Дом-убежище для женщин и детей, пострадавших от домашнего насилия, работает в Москве с 2016 года. Инициаторами создания этого благотворительного проекта стали Ольга Пересветова и Наталья Краснослободцева. Обе когда-то столкнулись с абьюзерами. Ольга пережила сексуальное насилие в подростковом возрасте, Наталья ушла от первого мужа после того, как он впервые поднял на нее руку.

— Для меня это была большая личная трагедия, и я пережила ее, — говорит Наталья. — После этого поняла, что хочу помогать женщинам, которые попали в подобную ситуацию.

Большинство женщин, которые попадают в убежище, как и Таня, ушли от обидчика не сразу, прожили в абьюзивных отношениях много лет.

Причины того, что женщины годами терпят побои, разные.

— Насилие как вирус, может коснуться каждого. Но тот, у кого иммунитет сильнее, не заболеет, а чей-то организм становится легкой мишенью для него, — объясняет Наталья.

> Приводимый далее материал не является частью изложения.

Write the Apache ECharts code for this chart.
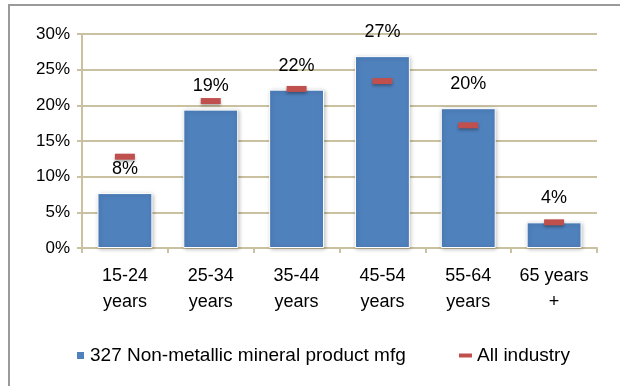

Она рассказывает, что за шесть лет существования проекта в доме-убежище побывали почти двести женщин самого разного положения.

— Это и девушки из деструктивных семей, которые росли и видели насилие со стороны родителей, и очень состоятельные женщины, жены влиятельных людей, которые, к примеру, своим друзьям могли подарить квартиру.

Директор московского кризисного центра «Китеж» Алена Ельцова объясняет, что дело не в достатке, а в опыте, который женщина несет с детства. Если у женщины в детстве были принимающие родители, которые ее любили, не обесценивали, то во взрослом возрасте у нее больше ресурсов, чтобы справиться с кризисной ситуацией, уйти от абьюзера.

— Нужно, чтобы родители принимали ребенка таким, какой он есть, — говорит Алена Ельцова. — Если в детстве ребенка били, критиковали, оскорбляли или кричали на него, говоря при этом «Мы же тебя любим, мы хотим тебе добра, но мы имеем право тебя наказывать», то для него это привычный паттерн, он воспринимает такое отношение как язык любви. И для таких случаев нужна длительная психотерапия. К сожалению, есть еще такая советская парадигма — нельзя хвалить, обнимать ребенка, говорить о любви, проявлять нежность, а то избалуешь, испортишь. Получила «пять» — так чем ты хвалишься, ты и должна хорошо учиться! А четверка — это не оценка. Мы даже не замечаем, как такое отношение разрушает и влияет на ребенка в будущем.

Женщины, переживающие домашнее насилие, боятся о нем рассказать, избегая осуждения. Иногда им просто некуда уйти, а близкие редко предлагают конкретную помощь — например, приютить у себя или снять квартиру в другом районе или городе. Часто абьюзер живет в квартире жены или в их общей квартире и отказывается уходить, а женщина не решается выгонять его с полицией, не идет на сложный размен из страха перед мужем. Поэтому шелтеры — убежища — для некоторых становятся единственным спасением.

© Алексей Дурасов/ТАСС

Алена Ельцова говорит, что в России, в отличие от Запада, пока не разработан общий стандарт убежищ.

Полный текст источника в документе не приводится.